Pertumbuhan sektor informal dianggap tidak memberikan kontribusi pada kesejahteraan pekerja, karena rata-rata pendapatan di sektor tersebut, berdasarkan publikasi ketenagakerjaan BPS pada tahun 2023 hanya sebesar Rp1,9 juta per bulan, sedangkan pendapatan di sektor formal mencapai rata-rata Rp3,1 juta per bulan. Selain itu, tidak ada jaminan sosial kesehatan dan hari tua yang jelas di sektor informal.

Semua itu memberikan gambaran tentang perkembangan teknologi yang mempengaruhi lansekap bisnis, yakni terjadi pergeseran dari sektor industri padat karya menjadi padat modal (teknologi). Hal lain yang juga memperburuk situasi adalah iklim investasi secara umum yang tidak menguntungkan industri padat karya.

Beberapa sektor padat karya selama ini menjadi andalan penyerapan tenaga kerja, namun kini mengalami masalah bahkan cenderung terpuruk. Pertama, sektor industri manufaktur, yaitu tekstil. Kedua, sektor pertanian. Permasalahan pada kedua sektor itu tidak bisa diselesaikan dalam jangka waktu yang pendek.

Jenis Pekerjaan Baru

Pada praktiknya, perkembangan teknologi yang diterapkan dalam bisnis ternyata memunculkan hal negatif lain, yaitu hilangnya beberapa jenis pekerjaan. Itu mengapa sekarang sektor formal, terutama bisnis, mengalami penurunan daya serap tenaga kerja.

Menurut Menteri Badan Usaha Milik Negara (BUMN), Erick Thohir, sembilan pekerjaan akan berkurang atau hilang pada tahun 2030 nanti. Pekerjaan-pekerjaan tersebut yakni tenaga jasa penyiapan makanan, tenaga administrasi perkantoran, tenaga jasa transportasi, tenaga produksi manufaktur non-otomatis, tenaga kerja bidang konstruksi, pekerja pertanian, nelayan dan kehutanan tradisional, tenaga pemasaran dan bidang terkait, social media manager, serta tenaga pengamanan.

Namun demikian, perkembangan teknologi dalam bisnis juga menghasilkan pekerjaan baru. Beberapa pekerjaan baru sebagai implikasi dari perkembangan teknologi adalah ahli data sains dan analis data, spesialis kecerdasan buatan, pengembang perangkat lunak dan permainan, analis big data, pengembang block chain, ahli market research, pemasar digital, ahli bioteknologi, dan content creator.

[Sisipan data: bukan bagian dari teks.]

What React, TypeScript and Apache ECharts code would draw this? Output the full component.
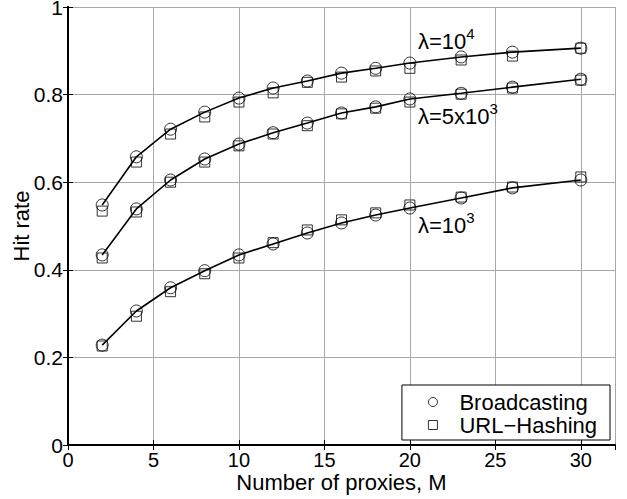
import React, { useEffect, useRef } from "react";
import * as echarts from "echarts";

const proxies = [2, 4, 6, 8, 10, 12, 14, 16, 18, 20, 23, 26, 30];

const bc1e4 = [0.548, 0.658, 0.721, 0.76, 0.792, 0.815, 0.831, 0.849, 0.86, 0.872, 0.886, 0.897, 0.906];
const uh1e4 = [0.534, 0.646, 0.71, 0.749, 0.783, 0.804, 0.828, 0.84, 0.854, 0.86, 0.879, 0.888, 0.906];

const bc5e3 = [0.434, 0.539, 0.605, 0.653, 0.687, 0.713, 0.735, 0.758, 0.772, 0.79, 0.803, 0.817, 0.835];
const uh5e3 = [0.427, 0.532, 0.6, 0.646, 0.683, 0.71, 0.729, 0.756, 0.769, 0.783, 0.801, 0.815, 0.833];

const bc1e3 = [0.228, 0.306, 0.359, 0.398, 0.434, 0.459, 0.484, 0.507, 0.525, 0.541, 0.564, 0.587, 0.605];
const uh1e3 = [0.226, 0.294, 0.35, 0.391, 0.427, 0.462, 0.491, 0.514, 0.53, 0.548, 0.566, 0.589, 0.612];

const legendNames = ["Broadcasting", "URL\u2212Hashing"];
const xTitle = "Number of proxies, M";
const yTitle = "Hit rate";
const curveLabels = [
  { main: "\u03bb=10", sup: "4" },
  { main: "\u03bb=5x10", sup: "3" },
  { main: "\u03bb=10", sup: "3" },
];

const FONT = "'Liberation Sans', Arial, Helvetica, sans-serif";

const zip = (ys: number[]) => proxies.map((x, i) => [x, ys[i]]);

export default function App() {
  const ref = useRef<HTMLDivElement>(null);
  useEffect(() => {
    if (!ref.current) return;
    const chart = echarts.init(ref.current, null, { renderer: "svg" });
    const lineSeries = (ys: number[]) => ({
      type: "line",
      name: "fit",
      data: zip(ys),
      showSymbol: false,
      symbol: "none",
      lineStyle: { color: "#000", width: 1.6 },
      z: 3,
      silent: true,
    });
    const hollow = { color: "rgba(255,255,255,0)", borderColor: "#000", borderWidth: 1 };
    const circ = (ys: number[]) => ({
      type: "scatter",
      name: legendNames[0],
      data: zip(ys),
      symbol: "circle",
      symbolSize: 12,
      itemStyle: hollow,
      z: 4,
    });
    const sq = (ys: number[]) => ({
      type: "scatter",
      name: legendNames[1],
      data: zip(ys),
      symbol: "rect",
      symbolSize: 10,
      itemStyle: hollow,
      z: 4,
    });
    const axisLine = { show: true, lineStyle: { color: "#000", width: 2 } };
    const tick = { show: true, inside: true, length: 5, lineStyle: { color: "#000", width: 1 } };
    const labelPos = [
      { x: 418, y: 41 },
      { x: 418, y: 116 },
      { x: 418, y: 225 },
    ];
    chart.setOption({
      animation: false,
      backgroundColor: "#fff",
      textStyle: { fontFamily: FONT, color: "#000" },
      grid: { left: 68, right: 12, top: 7, bottom: 54, containLabel: false, outerBoundsMode: "none" },
      xAxis: [
        {
          type: "value",
          min: 0,
          max: 32,
          interval: 5,
          name: xTitle,
          nameLocation: "middle",
          nameGap: 26,
          nameMoveOverlap: false,
          nameTextStyle: { fontSize: 22, lineHeight: 22, color: "#000", fontFamily: FONT, verticalAlign: "top" },
          axisLine,
          axisTick: tick,
          axisLabel: { fontSize: 20, lineHeight: 20, color: "#000", margin: 5, fontFamily: FONT, showMaxLabel: false },
          splitLine: { show: true, lineStyle: { color: "#a8a8a8", width: 1 } },
        },
        {
          type: "value",
          position: "top",
          min: 0,
          max: 32,
          interval: 5,
          axisLine,
          axisTick: tick,
          axisLabel: { show: false },
          splitLine: { show: false },
        },
      ],
      yAxis: [
        {
          type: "value",
          min: 0,
          max: 1,
          interval: 0.2,
          name: yTitle,
          nameLocation: "middle",
          nameGap: 36,
          nameMoveOverlap: false,
          nameRotate: 90,
          nameTextStyle: { fontSize: 22, color: "#000", fontFamily: FONT },
          axisLine,
          axisTick: tick,
          axisLabel: { fontSize: 21, lineHeight: 14, color: "#000", margin: 5, fontFamily: FONT },
          splitLine: { show: true, lineStyle: { color: "#a8a8a8", width: 1 } },
        },
        {
          type: "value",
          position: "right",
          min: 0,
          max: 1,
          interval: 0.2,
          axisLine,
          axisTick: tick,
          axisLabel: { show: false },
          splitLine: { show: false },
        },
      ],
      legend: {
        data: [
          { name: legendNames[0], icon: "circle", itemStyle: hollow },
          { name: legendNames[1], icon: "rect", itemStyle: hollow },
        ],
        orient: "vertical",
        right: 17,
        bottom: 59,
        itemWidth: 9,
        itemHeight: 9,
        itemGap: 1,
        padding: [6, 13, 4, 26],
        borderColor: "#000",
        borderWidth: 1,
        backgroundColor: "#fff",
        textStyle: { fontSize: 22, color: "#000", fontFamily: FONT, padding: [0, 0, 0, 17] },
        selectedMode: false,
      },
      graphic: curveLabels.map((c, i) => ({
        type: "text",
        x: labelPos[i].x,
        y: labelPos[i].y,
        z: 10,
        style: {
          text: `{m|${c.main}}{s|${c.sup}}`,
          verticalAlign: "middle",
          rich: {
            m: { fontSize: 22, fontFamily: FONT, fill: "#000", color: "#000", lineHeight: 30 },
            s: { fontSize: 15, fontFamily: FONT, fill: "#000", color: "#000", lineHeight: 15, verticalAlign: "top" },
          },
        },
      })),
      series: [
        lineSeries(bc1e4),
        lineSeries(bc5e3),
        lineSeries(bc1e3),
        circ(bc1e4),
        circ(bc5e3),
        circ(bc1e3),
        sq(uh1e4),
        sq(uh5e3),
        sq(uh1e3),
      ],
    });
    return () => chart.dispose();
  }, []);
  return <div ref={ref} style={{ width: 627, height: 499, position: "fixed", left: 0, top: 0 }} />;
}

Sekarang, beberapa jenis pekerjaan baru sebenarnya mulai muncul. Misalnya, ahli data sains, analis big data, pemasar digital, pengembang block chain, serta ahli riset pasar. Mereka mulai banyak direkrut perusahaan-perusahaan multinasional dan sebagian besar berasal dari Gen Z dan Milenial. Sayangnya, apabila menggunakan ukuran jenis pekerjaan versi BPS, kemungkinan mereka masih termasuk dalam kategori pekerja sektor informal, karena sifat pekerjaannya berdasarkan proyek dan kategori pekerja lepas (outsourcing).

Tipe pekerja atau tenaga profesional di era bisnis digital memang mempunyai karakteristik berbeda, yaitu kompeten, fleksibel, mempunyai inisiatif dan kreatif, serta mandiri. Gen Z Indonesia harus menyesuaikan diri dengan perubahan untuk bisa menikmati era Indonesia Emas 2045.